Philosophie première : du « ceci est » au « je suis »
Toute la philosophie part de l’expérience de ce-qui-est. Et le jugement d’existence « ceci est » est au cœur de l’expérience. Il est en quelque sorte une « méta-expérience » : dans toute expérience, l’intelligence, à travers les sens, touche ce qui est. Ce jugement demande d’être explicité pour lui-même et donne naissance à une nouvelle interrogation : qu’est-ce que l’être ? Qu’est-ce que ce qui est, en tant précisément qu’il est ? Ce développement nouveau et ultime de la philosophie est ce qu’Aristote a appelé la « philosophie première » et que l’on a malheureusement ensuite appelé la « métaphysique ».
Qu’est-ce que l’être ?
Cette recherche s’éveille premièrement dans la ligne de la forme : qu’est-ce que l’être ? En effet, ce qui est, est dit « de multiples manières » : ses qualités, sa quantité, ses relations, etc. Et nous pouvons décrire et saisir toutes ces déterminations de ce qui est. Mais l’être ne se réduit pas à l’une ou l’autre de ses déterminations.

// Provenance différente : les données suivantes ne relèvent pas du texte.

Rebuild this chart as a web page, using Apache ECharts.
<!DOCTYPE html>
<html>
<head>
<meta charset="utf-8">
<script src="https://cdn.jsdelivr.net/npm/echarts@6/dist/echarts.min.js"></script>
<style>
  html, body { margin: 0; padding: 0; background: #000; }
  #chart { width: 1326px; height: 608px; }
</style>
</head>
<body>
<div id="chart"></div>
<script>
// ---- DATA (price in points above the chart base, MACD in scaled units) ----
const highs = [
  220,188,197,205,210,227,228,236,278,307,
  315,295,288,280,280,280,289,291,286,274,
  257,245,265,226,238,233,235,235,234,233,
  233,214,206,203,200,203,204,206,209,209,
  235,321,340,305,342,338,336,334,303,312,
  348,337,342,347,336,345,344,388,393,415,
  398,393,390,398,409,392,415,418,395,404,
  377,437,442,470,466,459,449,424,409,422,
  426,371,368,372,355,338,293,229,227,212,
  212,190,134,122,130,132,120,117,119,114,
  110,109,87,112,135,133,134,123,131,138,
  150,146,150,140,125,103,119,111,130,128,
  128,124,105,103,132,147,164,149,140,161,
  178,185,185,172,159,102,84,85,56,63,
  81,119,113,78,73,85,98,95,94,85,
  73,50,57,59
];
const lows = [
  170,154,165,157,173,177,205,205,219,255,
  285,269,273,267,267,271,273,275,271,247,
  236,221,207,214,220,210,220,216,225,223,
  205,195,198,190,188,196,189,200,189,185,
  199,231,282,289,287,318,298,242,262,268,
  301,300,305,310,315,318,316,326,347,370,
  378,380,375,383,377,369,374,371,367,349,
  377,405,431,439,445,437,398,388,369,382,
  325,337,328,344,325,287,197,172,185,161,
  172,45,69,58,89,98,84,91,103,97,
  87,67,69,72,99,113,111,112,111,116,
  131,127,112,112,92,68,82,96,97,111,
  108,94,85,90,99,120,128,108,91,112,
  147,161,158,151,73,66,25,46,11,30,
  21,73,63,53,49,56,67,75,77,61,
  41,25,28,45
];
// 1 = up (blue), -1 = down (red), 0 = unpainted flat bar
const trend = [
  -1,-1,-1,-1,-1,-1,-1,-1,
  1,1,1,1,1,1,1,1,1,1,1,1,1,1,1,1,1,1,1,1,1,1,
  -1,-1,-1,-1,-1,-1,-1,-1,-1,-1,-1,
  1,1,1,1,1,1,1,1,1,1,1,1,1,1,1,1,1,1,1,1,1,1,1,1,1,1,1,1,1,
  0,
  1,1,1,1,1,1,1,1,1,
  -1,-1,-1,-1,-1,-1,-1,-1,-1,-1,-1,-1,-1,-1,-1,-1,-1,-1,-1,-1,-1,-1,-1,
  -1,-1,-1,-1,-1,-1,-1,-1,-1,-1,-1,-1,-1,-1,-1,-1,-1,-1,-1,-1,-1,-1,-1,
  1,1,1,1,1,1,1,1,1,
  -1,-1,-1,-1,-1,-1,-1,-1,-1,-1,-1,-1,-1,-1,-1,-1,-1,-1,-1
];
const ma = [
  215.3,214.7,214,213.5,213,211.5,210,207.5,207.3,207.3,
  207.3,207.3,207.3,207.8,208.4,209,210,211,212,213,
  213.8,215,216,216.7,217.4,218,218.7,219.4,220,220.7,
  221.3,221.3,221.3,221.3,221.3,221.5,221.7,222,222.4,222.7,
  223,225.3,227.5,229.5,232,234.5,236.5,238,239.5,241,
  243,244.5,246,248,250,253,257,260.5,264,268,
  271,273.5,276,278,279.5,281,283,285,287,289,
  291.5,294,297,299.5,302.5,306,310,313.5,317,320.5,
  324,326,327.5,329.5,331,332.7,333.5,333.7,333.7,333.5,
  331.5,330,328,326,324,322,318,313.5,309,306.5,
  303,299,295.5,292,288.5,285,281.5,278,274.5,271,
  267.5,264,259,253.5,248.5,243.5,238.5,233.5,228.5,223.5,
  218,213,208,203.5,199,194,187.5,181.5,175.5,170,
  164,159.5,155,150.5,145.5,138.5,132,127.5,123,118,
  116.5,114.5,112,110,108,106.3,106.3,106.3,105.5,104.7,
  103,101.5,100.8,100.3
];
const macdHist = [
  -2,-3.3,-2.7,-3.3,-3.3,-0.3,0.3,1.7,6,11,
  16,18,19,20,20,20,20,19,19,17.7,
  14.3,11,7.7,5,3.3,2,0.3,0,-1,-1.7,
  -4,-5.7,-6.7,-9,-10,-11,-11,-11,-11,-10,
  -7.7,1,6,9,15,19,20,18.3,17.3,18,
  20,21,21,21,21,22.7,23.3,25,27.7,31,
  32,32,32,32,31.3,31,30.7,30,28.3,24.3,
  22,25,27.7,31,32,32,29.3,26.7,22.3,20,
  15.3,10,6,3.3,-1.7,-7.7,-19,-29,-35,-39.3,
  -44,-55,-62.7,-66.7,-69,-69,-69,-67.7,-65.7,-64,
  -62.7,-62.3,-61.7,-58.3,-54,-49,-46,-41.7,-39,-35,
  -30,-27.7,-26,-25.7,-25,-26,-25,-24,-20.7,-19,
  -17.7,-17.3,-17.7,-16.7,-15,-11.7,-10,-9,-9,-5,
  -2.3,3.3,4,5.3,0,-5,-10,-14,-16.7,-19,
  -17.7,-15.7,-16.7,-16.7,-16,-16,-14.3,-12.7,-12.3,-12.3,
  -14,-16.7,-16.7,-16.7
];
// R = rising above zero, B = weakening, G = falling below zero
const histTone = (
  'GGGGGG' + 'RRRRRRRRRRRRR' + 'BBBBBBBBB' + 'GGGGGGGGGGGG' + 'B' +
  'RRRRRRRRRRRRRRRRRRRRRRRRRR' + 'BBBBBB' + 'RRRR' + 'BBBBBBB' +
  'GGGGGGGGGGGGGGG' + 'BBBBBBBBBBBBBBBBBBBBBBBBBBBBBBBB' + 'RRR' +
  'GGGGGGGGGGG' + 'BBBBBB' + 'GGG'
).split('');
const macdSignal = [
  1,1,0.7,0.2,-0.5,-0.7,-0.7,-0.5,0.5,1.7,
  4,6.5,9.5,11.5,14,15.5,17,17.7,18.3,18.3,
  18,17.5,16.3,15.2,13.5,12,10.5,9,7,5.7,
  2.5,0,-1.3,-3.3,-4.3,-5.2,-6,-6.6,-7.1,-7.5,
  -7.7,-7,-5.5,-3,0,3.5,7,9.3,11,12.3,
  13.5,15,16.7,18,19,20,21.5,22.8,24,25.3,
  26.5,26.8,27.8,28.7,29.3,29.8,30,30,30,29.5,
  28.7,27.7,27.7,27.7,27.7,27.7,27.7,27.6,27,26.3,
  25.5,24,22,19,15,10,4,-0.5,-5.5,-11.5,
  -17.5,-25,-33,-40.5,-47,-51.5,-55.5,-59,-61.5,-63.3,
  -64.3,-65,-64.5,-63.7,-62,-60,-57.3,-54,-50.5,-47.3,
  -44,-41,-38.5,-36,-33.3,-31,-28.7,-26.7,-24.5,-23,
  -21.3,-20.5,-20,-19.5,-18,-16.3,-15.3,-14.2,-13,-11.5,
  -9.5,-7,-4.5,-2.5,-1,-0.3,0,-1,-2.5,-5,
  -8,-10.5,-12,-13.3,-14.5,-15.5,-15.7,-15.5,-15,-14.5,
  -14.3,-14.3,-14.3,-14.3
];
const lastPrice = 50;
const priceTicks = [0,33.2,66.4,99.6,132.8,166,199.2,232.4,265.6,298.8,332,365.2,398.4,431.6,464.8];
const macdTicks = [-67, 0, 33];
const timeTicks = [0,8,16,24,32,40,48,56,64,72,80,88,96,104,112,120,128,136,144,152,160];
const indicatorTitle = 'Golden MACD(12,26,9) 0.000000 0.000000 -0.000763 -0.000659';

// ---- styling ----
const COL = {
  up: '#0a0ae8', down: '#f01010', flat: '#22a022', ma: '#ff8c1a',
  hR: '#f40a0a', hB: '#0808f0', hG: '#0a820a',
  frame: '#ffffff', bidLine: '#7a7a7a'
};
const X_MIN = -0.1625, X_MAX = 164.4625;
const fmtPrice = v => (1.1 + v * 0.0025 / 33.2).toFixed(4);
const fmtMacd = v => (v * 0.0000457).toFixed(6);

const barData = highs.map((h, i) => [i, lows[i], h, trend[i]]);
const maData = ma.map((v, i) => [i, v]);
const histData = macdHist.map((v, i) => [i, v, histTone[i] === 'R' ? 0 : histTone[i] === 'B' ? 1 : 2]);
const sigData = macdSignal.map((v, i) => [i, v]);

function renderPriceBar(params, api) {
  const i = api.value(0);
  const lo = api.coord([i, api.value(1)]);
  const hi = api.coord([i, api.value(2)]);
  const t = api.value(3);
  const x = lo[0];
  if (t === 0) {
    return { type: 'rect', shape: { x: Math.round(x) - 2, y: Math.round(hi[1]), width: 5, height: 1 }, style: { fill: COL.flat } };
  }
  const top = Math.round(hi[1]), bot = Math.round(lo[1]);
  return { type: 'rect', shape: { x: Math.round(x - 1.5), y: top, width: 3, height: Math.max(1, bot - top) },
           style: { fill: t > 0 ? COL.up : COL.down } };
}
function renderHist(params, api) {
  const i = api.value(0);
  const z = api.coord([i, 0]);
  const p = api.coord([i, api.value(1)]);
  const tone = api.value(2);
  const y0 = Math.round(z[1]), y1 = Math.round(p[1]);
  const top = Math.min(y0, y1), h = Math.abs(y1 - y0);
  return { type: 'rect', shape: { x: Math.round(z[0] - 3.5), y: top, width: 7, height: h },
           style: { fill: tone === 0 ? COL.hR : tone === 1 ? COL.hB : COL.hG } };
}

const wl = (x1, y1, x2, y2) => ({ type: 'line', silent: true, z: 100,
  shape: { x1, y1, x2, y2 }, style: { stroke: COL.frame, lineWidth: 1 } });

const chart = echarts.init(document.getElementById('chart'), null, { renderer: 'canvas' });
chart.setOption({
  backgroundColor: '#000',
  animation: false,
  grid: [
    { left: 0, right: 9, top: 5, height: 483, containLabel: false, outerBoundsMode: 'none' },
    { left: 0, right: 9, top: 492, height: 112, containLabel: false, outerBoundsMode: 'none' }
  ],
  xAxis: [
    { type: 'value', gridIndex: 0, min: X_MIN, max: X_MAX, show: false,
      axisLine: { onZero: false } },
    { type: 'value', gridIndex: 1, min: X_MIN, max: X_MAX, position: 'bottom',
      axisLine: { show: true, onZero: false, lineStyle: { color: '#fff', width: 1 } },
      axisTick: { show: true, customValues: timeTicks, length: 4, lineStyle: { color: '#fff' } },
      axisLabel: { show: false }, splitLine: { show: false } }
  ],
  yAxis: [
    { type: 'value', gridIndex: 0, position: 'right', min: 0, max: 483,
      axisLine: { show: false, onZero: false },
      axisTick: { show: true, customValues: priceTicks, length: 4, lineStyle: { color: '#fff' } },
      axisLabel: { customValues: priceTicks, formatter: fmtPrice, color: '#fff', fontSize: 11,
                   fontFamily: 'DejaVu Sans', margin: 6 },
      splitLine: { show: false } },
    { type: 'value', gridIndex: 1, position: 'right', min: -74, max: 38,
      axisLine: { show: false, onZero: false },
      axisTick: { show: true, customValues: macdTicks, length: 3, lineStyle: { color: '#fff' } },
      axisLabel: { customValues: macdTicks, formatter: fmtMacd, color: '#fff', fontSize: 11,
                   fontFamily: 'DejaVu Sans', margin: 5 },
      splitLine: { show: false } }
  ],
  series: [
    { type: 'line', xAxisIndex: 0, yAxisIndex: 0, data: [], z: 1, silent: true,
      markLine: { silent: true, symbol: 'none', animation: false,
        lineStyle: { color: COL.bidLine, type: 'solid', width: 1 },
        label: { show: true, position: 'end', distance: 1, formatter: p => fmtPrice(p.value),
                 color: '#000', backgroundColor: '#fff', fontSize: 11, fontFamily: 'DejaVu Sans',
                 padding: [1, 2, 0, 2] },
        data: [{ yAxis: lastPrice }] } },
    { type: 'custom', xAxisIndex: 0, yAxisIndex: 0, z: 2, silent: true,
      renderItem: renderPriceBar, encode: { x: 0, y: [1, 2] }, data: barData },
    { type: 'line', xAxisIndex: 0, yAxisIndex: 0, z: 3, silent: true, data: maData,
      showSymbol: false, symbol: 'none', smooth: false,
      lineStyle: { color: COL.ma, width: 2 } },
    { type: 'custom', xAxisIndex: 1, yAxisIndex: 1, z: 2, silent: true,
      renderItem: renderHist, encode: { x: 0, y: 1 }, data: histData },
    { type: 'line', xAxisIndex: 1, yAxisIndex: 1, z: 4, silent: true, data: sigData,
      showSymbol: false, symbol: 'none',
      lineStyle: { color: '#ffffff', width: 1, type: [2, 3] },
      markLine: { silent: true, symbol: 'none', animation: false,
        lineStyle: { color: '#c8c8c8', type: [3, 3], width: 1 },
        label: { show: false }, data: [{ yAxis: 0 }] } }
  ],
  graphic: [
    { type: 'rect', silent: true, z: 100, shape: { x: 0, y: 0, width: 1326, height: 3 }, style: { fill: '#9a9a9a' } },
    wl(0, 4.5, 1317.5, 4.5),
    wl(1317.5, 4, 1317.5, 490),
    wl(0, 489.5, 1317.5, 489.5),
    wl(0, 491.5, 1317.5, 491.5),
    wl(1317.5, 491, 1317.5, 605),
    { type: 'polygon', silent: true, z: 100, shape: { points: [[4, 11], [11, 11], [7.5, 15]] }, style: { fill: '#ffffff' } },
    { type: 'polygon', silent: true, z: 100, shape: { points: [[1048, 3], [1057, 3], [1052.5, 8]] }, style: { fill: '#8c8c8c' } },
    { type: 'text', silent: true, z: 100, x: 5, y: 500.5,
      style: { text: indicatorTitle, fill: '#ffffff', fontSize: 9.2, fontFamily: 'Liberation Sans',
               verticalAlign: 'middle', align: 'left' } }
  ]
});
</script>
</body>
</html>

S’interroger de cette manière conduit donc le philosophe à la recherche de ce qui est premier, principe propre de ce qui est en tant qu’il est : ce n’est ni le sujet « Pierre », ni la quiddité « homme ». C’est ce qui est source, à la fois du caractère existentiel unique de cette réalité dont nous affirmons « ceci est », et de sa détermination première. Cette première découverte de la philosophie première est celle de l’ousia-substance, principe et cause selon la forme de ce qui est.

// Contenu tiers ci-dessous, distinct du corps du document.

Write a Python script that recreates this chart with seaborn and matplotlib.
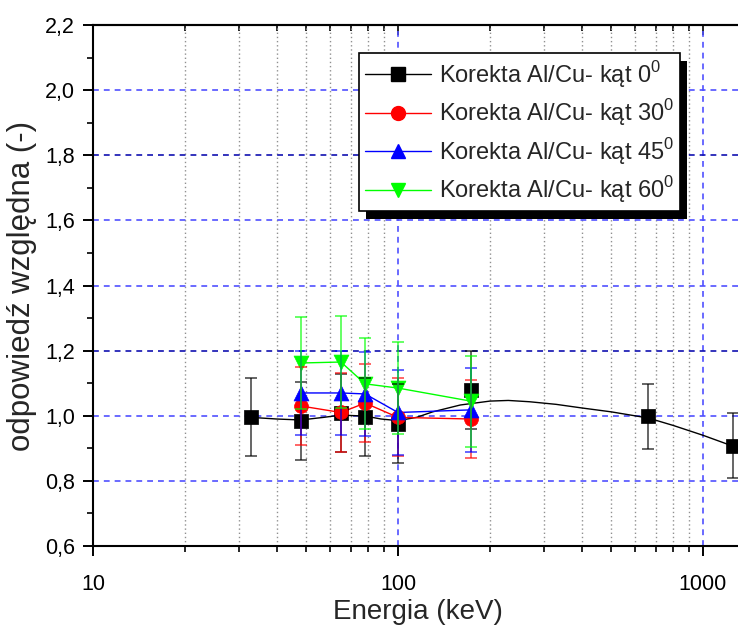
import numpy as np
import pandas as pd
import matplotlib
matplotlib.use("Agg")
import matplotlib.pyplot as plt
import matplotlib.ticker as mticker
from matplotlib.lines import Line2D
from matplotlib.patches import Rectangle
from matplotlib.transforms import IdentityTransform
import seaborn as sns

# ---------------- data ----------------
energy_0 = [33, 48, 65, 78, 100, 173, 662, 1250]
resp_0 = [0.996, 0.985, 1.008, 0.996, 0.976, 1.079, 0.998, 0.908]
err_0 = [0.12, 0.12, 0.12, 0.12, 0.12, 0.12, 0.10, 0.10]

energy_30 = [48, 65, 78, 100, 173]
resp_30 = [1.030, 1.010, 1.039, 0.995, 0.990]
err_30 = [0.12, 0.12, 0.12, 0.12, 0.12]

energy_45 = [48, 65, 78, 100, 173]
resp_45 = [1.070, 1.070, 1.067, 1.010, 1.018]
err_45 = [0.13, 0.13, 0.13, 0.13, 0.13]

energy_60 = [48, 65, 78, 100, 173]
resp_60 = [1.162, 1.165, 1.098, 1.085, 1.045]
err_60 = [0.14, 0.14, 0.14, 0.14, 0.14]

# smooth curve drawn through the 0 deg series
fit_energy_0 = [33, 40, 48, 57, 65, 78, 88, 100, 115, 130, 160, 200, 230,
                270, 330, 400, 500, 662, 800, 1000, 1250]
fit_resp_0 = [0.995, 0.990, 0.987, 0.995, 1.002, 0.999, 0.990, 0.985, 0.995,
              1.012, 1.033, 1.045, 1.047, 1.043, 1.035, 1.024, 1.012, 0.993,
              0.970, 0.940, 0.907]

series_labels = [r"Korekta Al/Cu- kąt 0$^\mathregular{0}$",
                 r"Korekta Al/Cu- kąt 30$^\mathregular{0}$",
                 r"Korekta Al/Cu- kąt 45$^\mathregular{0}$",
                 r"Korekta Al/Cu- kąt 60$^\mathregular{0}$"]
series_colors = ["#000000", "#ff0000", "#0000ff", "#00ff00"]
series_markers = ["s", "o", "^", "v"]
marker_areas = [95, 100, 115, 115]

x_ticks = [10, 100, 1000]
x_tick_labels = ["10", "100", "1000"]
y_ticks = [0.6, 0.8, 1.0, 1.2, 1.4, 1.6, 1.8, 2.0, 2.2]
y_tick_labels = ["0,6", "0,8", "1,0", "1,2", "1,4", "1,6", "1,8", "2,0", "2,2"]

x_label = "Energia (keV)"
y_label = "odpowiedź względna (-)"

# ---------------- style ----------------
sns.set_theme(style="white")
plt.rcParams["font.family"] = ["Liberation Sans", "DejaVu Sans"]
plt.rcParams["mathtext.fontset"] = "custom"
plt.rcParams["mathtext.rm"] = "Liberation Sans"

fig = plt.figure(figsize=(7.38, 6.28), dpi=100)
ax = fig.add_axes([93 / 738, 82 / 628, 650 / 738, 521 / 628])
ax.set_xscale("log")
ax.set_xlim(10, 10 ** (1 + 650 / 305))
ax.set_ylim(0.6, 2.2)

# grid lines
for yv in y_ticks[1:-1]:
    dark = abs(yv - 1.2) < 1e-9 or abs(yv - 1.8) < 1e-9
    ax.axhline(yv, color="#1010b0" if dark else "#5050ff", lw=1.2,
               ls=(0, (3.5, 3.0)), zorder=1)
ax.xaxis.grid(True, which="minor", color="#909090", ls=(0, (1, 2)), lw=1.0, zorder=1)
ax.xaxis.grid(True, which="major", color="#5050ff", ls=(0, (3.5, 3.0)), lw=1.2, zorder=1)
ax.set_axisbelow(True)

# data frames
frames = []
for e, r, s, lab in [(energy_0, resp_0, err_0, series_labels[0]),
                     (energy_30, resp_30, err_30, series_labels[1]),
                     (energy_45, resp_45, err_45, series_labels[2]),
                     (energy_60, resp_60, err_60, series_labels[3])]:
    frames.append(pd.DataFrame({"energy": e, "resp": r, "err": s, "series": lab}))
df = pd.concat(frames, ignore_index=True)
fit_df = pd.DataFrame({"energy": fit_energy_0, "resp": fit_resp_0})

# lines
sns.lineplot(data=fit_df, x="energy", y="resp", color="black", lw=1.0,
             ax=ax, zorder=2, sort=False)
for lab, col in zip(series_labels[1:], series_colors[1:]):
    sub = df[df["series"] == lab]
    sns.lineplot(data=sub, x="energy", y="resp", color=col, lw=1.0, ax=ax,
                 zorder=2, sort=False)

# markers
for lab, col, mk, ms in zip(series_labels, series_colors, series_markers, marker_areas):
    sub = df[df["series"] == lab]
    sns.scatterplot(data=sub, x="energy", y="resp", color=col, marker=mk,
                    s=ms, edgecolor=col, linewidth=0.5, ax=ax, zorder=3,
                    clip_on=False)

# error bars (drawn over markers)
for lab, col in zip(series_labels, series_colors):
    sub = df[df["series"] == lab]
    ax.errorbar(sub["energy"], sub["resp"], yerr=sub["err"], fmt="none",
                ecolor=col, elinewidth=1.3, capsize=4.5, capthick=1.3,
                alpha=0.65, zorder=4)

# axes styling
ax.set_xticks(x_ticks)
ax.set_xticklabels(x_tick_labels)
ax.xaxis.set_minor_locator(mticker.LogLocator(base=10, subs=np.arange(2, 10)))
ax.xaxis.set_minor_formatter(mticker.NullFormatter())
ax.set_yticks(y_ticks)
ax.set_yticklabels(y_tick_labels)
ax.yaxis.set_minor_locator(mticker.MultipleLocator(0.1))

ax.tick_params(axis="both", which="major", direction="out", length=7, width=1.4,
               labelsize=15.5, colors="black")
ax.tick_params(axis="x", which="major", pad=13)
ax.tick_params(axis="y", which="major", pad=6)
ax.tick_params(axis="both", which="minor", direction="out", length=4, width=1.4)
ax.tick_params(left=True, bottom=True, right=False, top=False, which="both")

for sp in ["left", "bottom", "top"]:
    ax.spines[sp].set_color("black")
    ax.spines[sp].set_linewidth(1.5)
ax.spines["right"].set_visible(False)

top = ax.secondary_xaxis("top")
top.set_xticks(x_ticks)
top.xaxis.set_minor_locator(mticker.LogLocator(base=10, subs=np.arange(2, 10)))
top.tick_params(which="major", direction="in", length=7, width=1.4, labeltop=False)
top.tick_params(which="minor", direction="in", length=4, width=1.4)
top.xaxis.set_minor_formatter(mticker.NullFormatter())
top.set_xticklabels([])
top.spines["top"].set_linewidth(1.5)

ax.set_xlabel(x_label, fontsize=20, labelpad=3)
ax.set_ylabel(y_label, fontsize=22.5, labelpad=6)

# legend
handles = [Line2D([], [], color=c, marker=m, markersize=10, lw=1.0)
           for c, m in zip(series_colors, series_markers)]
leg = ax.legend(handles, series_labels, loc="upper left",
                bbox_to_anchor=(359 / 738, 1 - 53 / 628),
                bbox_transform=fig.transFigure, borderaxespad=0,
                fontsize=17, frameon=True, fancybox=False, framealpha=1,
                edgecolor="black", handlelength=2.8, handletextpad=0.35,
                labelspacing=0.32, borderpad=0.25)
leg.get_frame().set_linewidth(1.2)
leg.set_zorder(10)

fig.canvas.draw()
bb = leg.get_window_extent()
shadow = Rectangle((bb.x0 + 7, bb.y0 - 8), bb.width, bb.height,
                   transform=IdentityTransform(), facecolor="black",
                   edgecolor="none", zorder=9.9, clip_on=False)
ax.add_artist(shadow)

fig.savefig("out.png", dpi=100)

Cette découverte inductive conduit à un regard nouveau sur la réalité dont nous avons l’expérience. Elle permet de distinguer la « substance » de tout ce qui est accidentel, second, et d’ordonner ainsi tous ces aspects dans la lumière du principe.
En vue de quoi ?
Mais la découverte de ce qui est premier du point de vue de la détermination ne satisfait pas totalement l’intelligence en quête de vérité : ce-qui-est n’est pas seulement déterminé, il porte aussi en lui-même un « dynamisme », un ordre vers un accomplissement de lui-même. En effet, le philosophe constate dans chaque domaine de son expérience une diversité d’états et l’ordre d’un état imparfait vers un état parfait, d’accomplissement.
D’autre part, l’expérience de l’amour suscite une question qui dépasse le niveau de l’agir moral et se situe au niveau de l’être même. Cette attraction qu’exerce ce qui est bon n’est pas accidentelle : qu’est-ce que le bien du point de vue de l’être ? Quelle est la fin de l’être, en vue de quoi ce-qui-est, en tant qu’il est, est-il ?

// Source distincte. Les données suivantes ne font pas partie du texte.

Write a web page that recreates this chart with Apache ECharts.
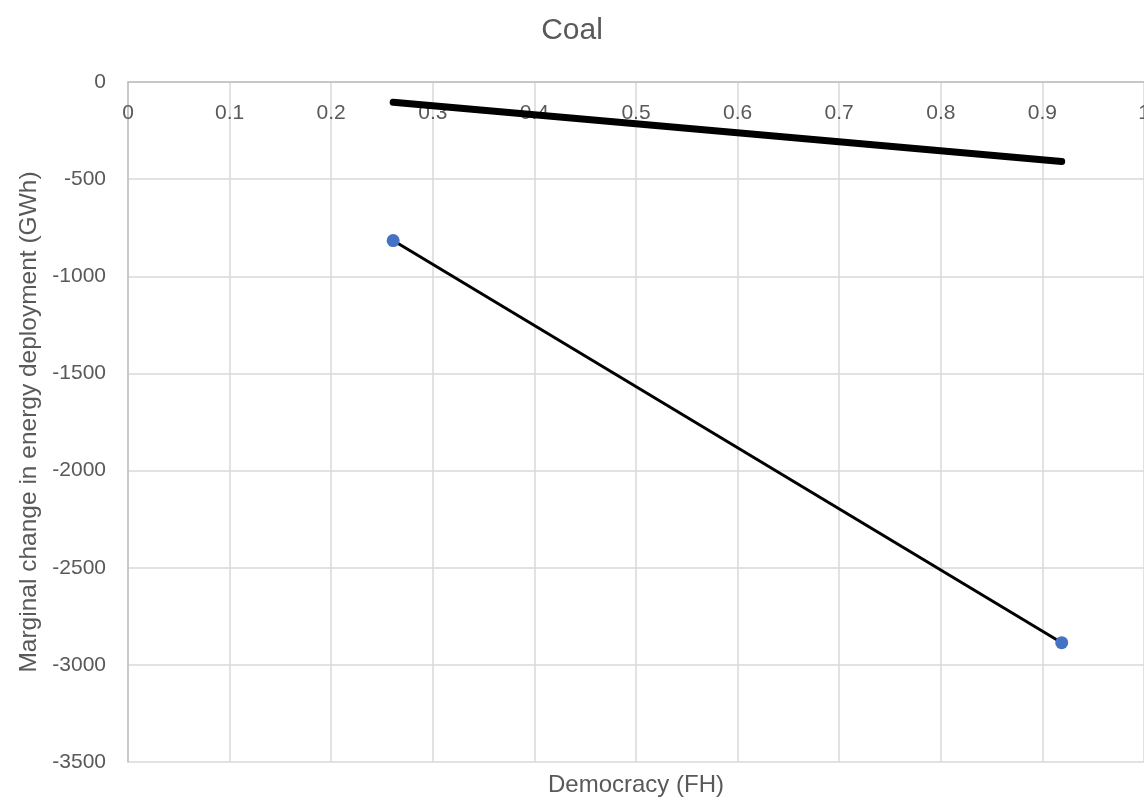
<!DOCTYPE html>
<html>
<head>
<meta charset="utf-8">
<script src="https://cdn.jsdelivr.net/npm/echarts@6/dist/echarts.min.js"></script>
<style>html,body{margin:0;padding:0;background:#fff}#c{width:1144px;height:800px}</style>
</head>
<body>
<div id="c"></div>
<script>
const chartTitle = 'Coal';
const xName = 'Democracy (FH)';
const yName = 'Marginal change in energy deployment (GWh)';
const pointsX = [0.261, 0.919];
const pointsY = [-816, -2886];
const thickX = [0.261, 0.919];
const thickY = [-104, -409];

const font = 'Liberation Sans';
const grey = '#595959';
const chart = echarts.init(document.getElementById('c'), null, {renderer: 'canvas'});
chart.setOption({
  animation: false,
  textStyle: {fontFamily: font},
  title: {text: chartTitle, left: 'center', top: 11, textStyle: {fontFamily: font, fontSize: 30, fontWeight: 'normal', color: grey}},
  grid: {left: 128, right: 0, top: 82, bottom: 38, containLabel: false, outerBoundsMode: 'none'},
  xAxis: [{
    type: 'value', position: 'top', min: 0, max: 1, interval: 0.1,
    axisLine: {show: true, onZero: false, lineStyle: {color: '#bfbfbf', width: 1.5}},
    axisTick: {show: false},
    axisLabel: {inside: true, margin: 31, color: grey, fontSize: 21, fontFamily: font, verticalAlign: 'middle', formatter: v => String(+v.toFixed(1))},
    splitLine: {show: true, lineStyle: {color: '#d9d9d9', width: 1.5}}
  }, {
    type: 'value', position: 'bottom', min: 0, max: 1,
    name: xName, nameLocation: 'middle', nameGap: 11,
    nameTextStyle: {color: grey, fontSize: 24, fontFamily: font},
    axisLine: {show: false}, axisTick: {show: false}, axisLabel: {show: false}, splitLine: {show: false}
  }],
  yAxis: {
    type: 'value', min: -3500, max: 0, interval: 500,
    name: yName, nameLocation: 'middle', nameGap: 85,
    nameTextStyle: {color: grey, fontSize: 24.5, fontFamily: font},
    axisLine: {show: true, lineStyle: {color: '#bfbfbf', width: 1.5}},
    axisTick: {show: false},
    axisLabel: {color: grey, fontSize: 21, fontFamily: font, margin: 22, formatter: v => String(v)},
    splitLine: {show: true, lineStyle: {color: '#d9d9d9', width: 1.5}}
  },
  series: [{
    type: 'line', xAxisIndex: 0,
    data: pointsX.map((x, i) => [x, pointsY[i]]),
    symbol: 'circle', symbolSize: 13,
    itemStyle: {color: '#4472C4'},
    lineStyle: {color: '#000', width: 3}
  }, {
    type: 'line', xAxisIndex: 0,
    data: thickX.map((x, i) => [x, thickY[i]]),
    symbol: 'none',
    lineStyle: {color: '#000', width: 7, cap: 'round'}
  }]
});
</script>
</body>
</html>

Cette nouvelle interrogation conduit à la découverte inductive de l’être-en-acte, principe et cause finale de l’être. Et dans cette lumière, la philosophie première distingue l’être-en-acte et l’être-en-puissance et développe une véritable connaissance analogique des diverses explicitations de l’être-en-acte : l’esse, acte d’être ; le vrai ; le bien ; l’opération vitale ; le devenir.
A la lumière de ces deux principes, nous pouvons expliciter l’un comme propriété de l’être.
La personne humaine
Enfin, il est capital de s’arrêter à un jugement d’existence qui a une qualité tout à fait nouvelle : « je suis ». La philosophie première seule peut aborder en toute vérité le problème de la personne humaine, modalité la plus parfaite de l’être dont nous avons l’expérience. La personne humaine, réalité à la fois sensible et spirituelle, n’est pas un nouveau principe d’être, mais le « comment » parfait de l’être pour nous.
L’analyse métaphysique précédente permettra au philosophe d’éclairer d’une façon très profonde toute la richesse de la personne, qui intègre dans son « je suis » toutes ces dimensions : autonomie substantielle d’être ; recherche de la vérité, qui la structure ; l’amour d’amitié, qui la finalise ; la prudence ; l’art ; le corps qui la conditionne substantiellement ; et enfin la recherche de la sagesse dans l’ouverture à la découverte d’une Personne première dans l’être.